Yoshua Bengio is a Canadian computer scientist.He is known for his work on artificial neural networks and deep learning. His main research ambition is to understand principles of learning that yield intelligence. Yoshua has been co-organizing the Learning Workshop with Yann Le Cun, with whom he has also created the International Conference on Representation Learning (ICLR), since the year 1999. Yoshua has also organized or co-organized numerous other events, principally the deep learning workshops and symposia at NIPS and ICML since 2007.
The article talks about TwinNet i.e. Twin Networks, a method for training RNN architectures to better model the future in its internal state, which are supervised by another RNN modelling the future in reverse order.
Recurrent Neural Networks (RNNs) are the basis of state-of-art models for generating sequential data such as text and speech and are usually trained by teacher forcing. This corresponds to optimizing one-step ahead prediction. At present, there is no explicit bias toward planning in the training objective, the model may prefer to focus on the most recent tokens instead of capturing subtle long-term dependencies, which could contribute to global coherence. Local correlations are usually stronger than long-term dependencies and thus end up dominating the learning signal. This results obtained from this are, samples from RNNs tend to exhibit local coherence but lack meaningful global structure.

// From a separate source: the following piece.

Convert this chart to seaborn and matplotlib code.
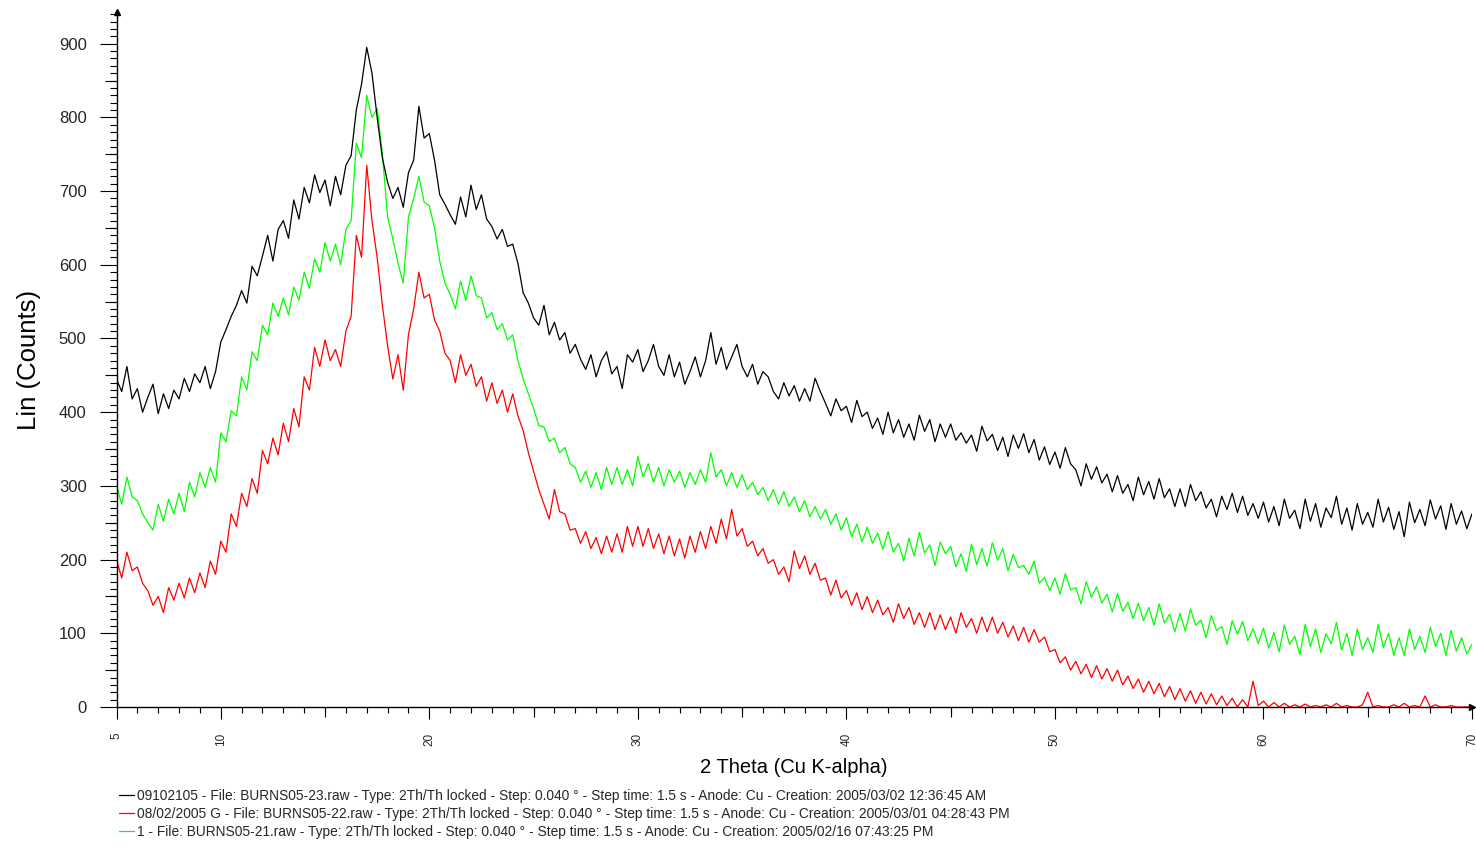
import numpy as np
import pandas as pd
import matplotlib
matplotlib.use("Agg")
import matplotlib.pyplot as plt
from matplotlib.ticker import MultipleLocator, FixedLocator
import seaborn as sns

# ---------------- data (0.25 deg sampling) ----------------
theta_start, theta_end, theta_step = 5.0, 70.0, 0.25

black_counts = [
    445, 428, 462, 418,  432, 400, 420, 438,  398, 425, 405, 430,  418, 446, 428, 452,
    440, 462, 432, 455,  495, 512, 530, 545,  565, 548, 598, 585,  612, 640, 605, 648,
    660, 636, 688, 662,  705, 684, 722, 698,  715, 680, 720, 695,  735, 748, 810, 845,
    895, 860, 800, 745,  712, 690, 705, 678,  725, 742, 815, 772,  778, 742, 695, 682,
    668, 655, 692, 665,  708, 675, 695, 662,  652, 635, 648, 625,  628, 602, 562, 548,
    528, 518, 545, 505,  522, 498, 508, 480,  492, 472, 458, 478,  448, 470, 482, 452,
    462, 432, 478, 468,  485, 455, 470, 492,  462, 450, 478, 448,  468, 438, 455, 475,
    448, 470, 508, 465,  488, 458, 475, 492,  462, 448, 465, 438,  455, 448, 428, 418,
    440, 422, 436, 415,  432, 415, 446, 428,  412, 395, 418, 402,  408, 386, 416, 394,
    400, 378, 392, 370,  400, 372, 390, 366,  384, 362, 396, 374,  390, 360, 384, 366,
    384, 362, 372, 358,  369, 347, 381, 361,  370, 348, 366, 340,  369, 351, 371, 345,
    363, 335, 353, 329,  346, 324, 352, 330,  322, 300, 330, 309,  326, 304, 316, 292,
    314, 290, 302, 280,  312, 288, 306, 282,  310, 284, 296, 272,  296, 272, 302, 280,
    292, 270, 282, 258,  286, 268, 290, 264,  286, 260, 276, 256,  278, 251, 272, 246,
    282, 256, 267, 242,  282, 252, 276, 244,  270, 257, 286, 248,  270, 240, 276, 248,
    264, 244, 282, 251,  271, 241, 265, 231,  278, 250, 268, 246,  281, 255, 273, 241,
    276, 248, 266, 242,  262,
]

red_counts = [
    200, 175, 210, 185,  190, 168, 158, 138,  150, 128, 162, 145,  168, 148, 175, 155,
    182, 162, 198, 180,  225, 210, 262, 245,  290, 272, 310, 290,  348, 330, 365, 342,
    385, 360, 405, 380,  448, 430, 488, 462,  498, 470, 485, 462,  510, 530, 640, 610,
    735, 660, 610, 545,  490, 445, 478, 430,  505, 540, 590, 555,  560, 525, 510, 480,
    470, 440, 478, 450,  465, 435, 448, 415,  440, 412, 430, 400,  425, 395, 375, 345,
    320, 295, 275, 255,  295, 265, 262, 240,  242, 222, 238, 215,  230, 208, 232, 210,
    235, 210, 245, 218,  245, 218, 242, 215,  235, 208, 232, 205,  228, 202, 232, 210,
    238, 215, 245, 222,  255, 228, 268, 232,  242, 218, 225, 205,  215, 195, 200, 180,
    190, 170, 212, 188,  205, 180, 195, 172,  175, 152, 172, 148,  158, 138, 155, 132,
    150, 128, 145, 125,  135, 115, 140, 120,  135, 112, 128, 108,  128, 105, 125, 105,
    122, 100, 128, 108,  120, 100, 122, 102,  122, 100, 115, 95,   110, 90, 108, 88,
    105, 88, 95, 75,     78, 60, 68, 50,      62, 45, 58, 40,      56, 38, 52, 35,
    50, 30, 42, 25,      38, 20, 35, 18,      32, 14, 28, 10,      25, 8, 22, 5,
    20, 4, 18, 3,        15, 2, 12, 0,        10, 0, 35, 2,        8, 0, 6, 0,
    5, 0, 3, 0,          4, 0, 2, 0,          3, 0, 5, 0,          2, 0, 0, 3,
    20, 0, 2, 0,         0, 3, 0, 5,          0, 2, 0, 15,         0, 3, 0, 0,
    2, 0, 0, 0,          0,
]

green_counts = [
    300, 275, 312, 285,  280, 262, 250, 240,  275, 252, 282, 262,  290, 265, 305, 285,
    318, 298, 325, 305,  372, 360, 402, 395,  448, 430, 482, 470,  518, 505, 548, 530,
    555, 532, 570, 552,  590, 568, 608, 590,  630, 605, 628, 600,  648, 660, 765, 745,
    830, 800, 812, 750,  665, 635, 602, 575,  665, 690, 720, 685,  680, 650, 605, 575,
    560, 540, 578, 552,  585, 558, 555, 528,  535, 512, 520, 498,  505, 470, 445, 425,
    405, 382, 380, 360,  365, 345, 352, 330,  325, 305, 320, 298,  318, 295, 325, 302,
    325, 302, 322, 300,  340, 312, 330, 305,  325, 300, 322, 305,  320, 298, 318, 302,
    322, 305, 345, 312,  322, 300, 318, 298,  315, 295, 305, 288,  298, 280, 295, 275,
    292, 272, 285, 265,  280, 258, 272, 255,  268, 248, 262, 240,  257, 231, 248, 224,
    244, 222, 236, 214,  238, 210, 222, 198,  229, 205, 237, 209,  220, 192, 224, 208,
    218, 190, 208, 184,  221, 193, 215, 191,  223, 199, 215, 185,  207, 189, 192, 180,
    198, 168, 176, 158,  175, 153, 181, 159,  162, 140, 170, 149,  163, 141, 153, 129,
    154, 130, 142, 120,  141, 117, 135, 111,  140, 114, 126, 102,  127, 103, 133, 111,
    118, 94, 124, 104,   109, 85, 117, 99,    116, 90, 106, 86,    107, 80, 101, 75,
    111, 85, 96, 71,     112, 82, 106, 74,    99, 86, 115, 77,     100, 70, 106, 78,
    94, 74, 112, 81,     100, 70, 94, 70,     106, 78, 96, 74,     108, 82, 100, 70,
    104, 76, 94, 72,     85,
]

series_names = [
    "09102105 - File: BURNS05-23.raw - Type: 2Th/Th locked - Step: 0.040 \u00b0 - Step time: 1.5 s - Anode: Cu - Creation: 2005/03/02 12:36:45 AM",
    "08/02/2005 G - File: BURNS05-22.raw - Type: 2Th/Th locked - Step: 0.040 \u00b0 - Step time: 1.5 s - Anode: Cu - Creation: 2005/03/01 04:28:43 PM",
    "1 - File: BURNS05-21.raw - Type: 2Th/Th locked - Step: 0.040 \u00b0 - Step time: 1.5 s - Anode: Cu - Creation: 2005/02/16 07:43:25 PM",
]
series_colors = ["#000000", "#ff0000", "#00ff00"]

x_major_ticks = [5, 10, 20, 30, 40, 50, 60, 70]
y_major_ticks = [0, 100, 200, 300, 400, 500, 600, 700, 800, 900]

# ---------------- build table ----------------
theta = np.round(np.arange(theta_start, theta_end + theta_step / 2, theta_step), 2)
frames = []
for name, vals in zip(series_names, [black_counts, red_counts, green_counts]):
    frames.append(pd.DataFrame({"theta": theta, "counts": vals, "series": name}))
df = pd.concat(frames, ignore_index=True)

# ---------------- figure ----------------
sns.set_style("white")
plt.rcParams["font.family"] = ["Liberation Sans", "DejaVu Sans"]

fig = plt.figure(figsize=(14.76, 8.47), dpi=100)
W, H = 1476, 847
x0, x1, y0, y1 = 116.5, 1472, 707, 12
ax = fig.add_axes([x0 / W, (H - y0) / H, (x1 - x0) / W, (y0 - y1) / H])

draw_order = [2, 1, 0]  # green, red, black on top
handles = {}
for i in draw_order:
    sub = df[df["series"] == series_names[i]]
    sns.lineplot(data=sub, x="theta", y="counts", color=series_colors[i],
                 lw=0.9, estimator=None, sort=False, legend=False, ax=ax)
    handles[i] = ax.get_lines()[-1]

ax.set_xlim(5, 70)
ax.set_ylim(0, 943)

for s in ["top", "right"]:
    ax.spines[s].set_visible(False)
for s in ["left", "bottom"]:
    ax.spines[s].set_color("black")
    ax.spines[s].set_linewidth(1.0)

ax.xaxis.set_major_locator(FixedLocator(x_major_ticks))
ax.xaxis.set_minor_locator(MultipleLocator(1))
ax.yaxis.set_major_locator(FixedLocator(y_major_ticks))
ax.yaxis.set_minor_locator(MultipleLocator(10))
ax.tick_params(axis="x", which="major", direction="out", length=8.6, width=0.8,
               color="black", labelsize=8.5, pad=10, labelrotation=90, bottom=True)
ax.tick_params(axis="x", which="minor", direction="out", length=4.3, width=0.8,
               color="black", bottom=True)
ax.tick_params(axis="y", which="major", direction="out", length=12.5, width=0.8,
               color="black", labelsize=12, pad=9, left=True)
ax.tick_params(axis="y", which="minor", direction="out", length=5, width=0.8,
               color="black", left=True)
for lab in ax.get_xticklabels():
    lab.set_va("top")

# medium ticks (x at 15,25,..., y at 50,150,...)
axm = ax.twiny()
axm.set_xlim(ax.get_xlim())
axm.xaxis.tick_bottom()
axm.set_xticks([15, 25, 35, 45, 55, 65])
axm.tick_params(axis="x", length=7.2, width=0.8, color="black", labelbottom=False, labeltop=False)
for s in axm.spines.values():
    s.set_visible(False)
aym = ax.twinx()
aym.set_ylim(ax.get_ylim())
aym.yaxis.tick_left()
aym.set_yticks([50, 150, 250, 350, 450, 550, 650, 750, 850])
aym.tick_params(axis="y", length=9, width=0.8, color="black", labelleft=False, labelright=False)
for s in aym.spines.values():
    s.set_visible(False)

# axis arrow heads
ax.plot([0], [1], marker="^", ms=4, color="black", transform=ax.transAxes, clip_on=False)
ax.plot([1], [0], marker=">", ms=4, color="black", transform=ax.transAxes, clip_on=False)

ax.set_xlabel("2 Theta (Cu K-alpha)", fontsize=14.5, color="black")
ax.xaxis.set_label_coords(0.5, -0.073)
ax.set_ylabel("Lin (Counts)", fontsize=18.5, color="black")
ax.yaxis.set_label_coords(-0.056, 0.5)

leg = fig.legend([handles[0], handles[1], handles[2]], series_names,
                 loc="upper left", bbox_to_anchor=(119 / W, 1 - 789 / H),
                 frameon=False, fontsize=9.9, handlelength=1.1, handletextpad=0.2,
                 labelspacing=0.28, borderpad=0.0, borderaxespad=0.0)

fig.savefig("out.png", dpi=100)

Recent efforts to address this problem have involved augmenting RNNs with external memory, with unitary or hierarchical architectures, or with explicit planning mechanisms. Parallel efforts aim to prevent overfitting on strong local correlations by regularizing the states of the network, by applying dropout or penalizing various statistics. To solve this, the paper proposes TwinNet, a simple method for regularizing a recurrent neural network that encourages modeling those aspects of the past that are predictive of the long-term future.
This paper presents a simple technique which enables generative recurrent neural networks to plan ahead. A backward RNN is trained to generate a given sequence in a reverse order. The states of the forward model are implicitly forced to predict cotemporal states of the backward model. The paper empirically shows that this approach achieves 9% relative improvement for a speech recognition task, and also achieves significant improvement on a COCO caption generation task.
Overall, the model is driven by the intuition:
(a) The backward hidden states contain a summary of the future of the sequence
(b) To predict the future more accurately, the model will have to form a better representation of the past.
The paper also demonstrates the success of the TwinNet approach experimentally, through several conditional and unconditional generation tasks that include speech recognition, image captioning, language modelling, and sequential image generation.
Overall Score: 21/30
Average Score: 7/10
The reviewers stated that the paper presents a novel approach to regularize RNNs and give results on different datasets indicating wide range of application. However, based on our results, they said that further experimentation and extensive hyperparameter search is needed. Overall, the paper is detailed, simple to implement and positive empirical results support the described approach.
The reviewers have also pointed out a few limitations which include:
The effect of twin net as a regularizer can be examined against other regularization strategies for comparison purposes.